Sidmouth Journal published 22 June 2017
One day I shall write a monologue on the ‘Effect on Croquet of the Difference in Weather patterns’, although as we already have several prominent members of the Meteorological Office amongst our members, on reflection, perhaps I won’t, writes Richard Thurlow.
What gave birth to this thought though was that two weeks ago, we had to abandon a match against Cornwall, when gale force winds and heavy rainfall made the lawns unplayable because of the cold and wet. Yet last weekend, we had two days of the very hottest weather, which, on Sunday made it nearly impossible to play because of the heat.

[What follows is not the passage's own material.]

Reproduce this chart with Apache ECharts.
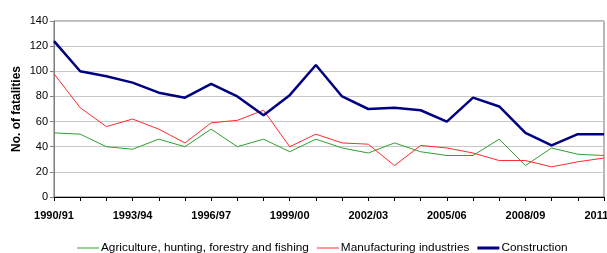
<!DOCTYPE html>
<html>
<head>
<meta charset="utf-8">
<script src="https://cdn.jsdelivr.net/npm/echarts@6/dist/echarts.min.js"></script>
<style>
  html, body { margin: 0; padding: 0; background: #fff; }
  #chart { width: 607px; height: 253px; }
</style>
</head>
<body>
<div id="chart"></div>
<script>
// years of the survey, one point per year
const years = [
  '1990/91', '1991/92', '1992/93', '1993/94', '1994/95', '1995/96', '1996/97', '1997/98',
  '1998/99', '1999/00', '2000/01', '2001/02', '2002/03', '2003/04', '2004/05', '2005/06',
  '2006/07', '2007/08', '2008/09', '2009/10', '2010/11', '2011/12'
];

// fatalities per sector
const agriculture = [51, 50, 40, 38, 46, 40, 54, 40, 46, 36, 46, 39, 35, 43, 36, 33, 33, 46, 25, 39, 34, 33];
const manufacturing = [98, 71, 56, 62, 54, 43, 59, 61, 69, 40, 50, 43, 42, 25, 41, 39, 35, 29, 29, 24, 28, 31];
const construction = [124, 100, 96, 91, 83, 79, 90, 80, 65, 81, 105, 80, 70, 71, 69, 60, 79, 72, 51, 41, 50, 50];

const yTicks = { min: 0, max: 140, step: 20 };

const chart = echarts.init(document.getElementById('chart'));

const font = 'Liberation Sans, Arial, sans-serif';

function serie(name, data, color, width) {
  return {
    name: name,
    type: 'line',
    data: data,
    symbol: 'none',
    animation: false,
    lineStyle: { color: color, width: width },
    itemStyle: { color: color }
  };
}

// plain line marks for the legend (thin for the two light series, thick for construction)
const thinIcon = 'path://M0,0H22V1H0Z';
const thickIcon = 'path://M0,0H22V3H0Z';

chart.setOption({
  backgroundColor: '#fff',
  animation: false,
  textStyle: { fontFamily: font },
  grid: {
    left: 54, right: 3, top: 21, bottom: 56,
    outerBoundsMode: 'none',
    show: true,
    borderColor: '#707070',
    borderWidth: 1,
    backgroundColor: 'transparent'
  },
  legend: {
    left: 77,
    top: 242,
    itemWidth: 22,
    itemHeight: 12,
    itemGap: 8,
    padding: 0,
    symbolKeepAspect: true,
    textStyle: { fontFamily: font, fontSize: 11.8, color: '#000', padding: [0, 0, 0, -3] },
    data: [
      { name: 'Agriculture, hunting, forestry and fishing', icon: thinIcon },
      { name: 'Manufacturing industries', icon: thinIcon },
      { name: 'Construction', icon: thickIcon }
    ]
  },
  xAxis: {
    type: 'category',
    data: years,
    boundaryGap: false,
    axisLine: { lineStyle: { color: '#000', width: 1 } },
    axisTick: { show: true, interval: 0, length: 4, lineStyle: { color: '#000' } },
    axisLabel: {
      interval: 2,
      fontFamily: font,
      fontSize: 11,
      fontWeight: 'bold',
      color: '#000',
      margin: 13,
      showMaxLabel: true,
      hideOverlap: false
    },
    splitLine: { show: false }
  },
  yAxis: {
    type: 'value',
    min: yTicks.min,
    max: yTicks.max,
    interval: yTicks.step,
    name: 'No. of fatalities',
    nameLocation: 'middle',
    nameGap: 31,
    nameMoveOverlap: false,
    nameTextStyle: { fontFamily: font, fontSize: 12, fontWeight: 'bold', color: '#000' },
    axisLine: { show: true, lineStyle: { color: '#808080', width: 1 } },
    axisTick: { show: true, length: 4, lineStyle: { color: '#808080' } },
    axisLabel: { fontFamily: font, fontSize: 11, color: '#000', margin: 6 },
    splitLine: { show: true, lineStyle: { color: '#c8c8c8', width: 1 } }
  },
  series: [
    serie('Agriculture, hunting, forestry and fishing', agriculture, '#2fa02f', 1),
    serie('Manufacturing industries', manufacturing, '#ff2a2a', 1),
    serie('Construction', construction, '#000080', 2.5)
  ]
});
</script>
</body>
</html>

We croquet players are hardy souls, and used to the vagaries of the weather, battling it out come rain or shine, and yet within two weeks we have seen extremes of climate that have made even our younger players tremble in their shorts.
Despite the heat on Saturday (June 17), the higher handicap players fought for the Canton Cup, played over 14 points, ie only once round the hoops with two balls each. Muriel Philpott won all four of her games. Penny Ball and Sue Dent were equal runners-up winning three of their four games played.
The following day, which was even hotter, six lower handicap players played an identical game for the Owen Cup, with each player scheduled to play a match against all the other players, ie five games each for one hour twenty minutes each game.
After four rounds, Phillip Harris had won all his games and therefore was unbeatable, so we decided to crawl off the lawns, watch the cricket and drink a beer or two.
If only all croquet matches ended so pleasantly. Perhaps climate change is not a bad thing!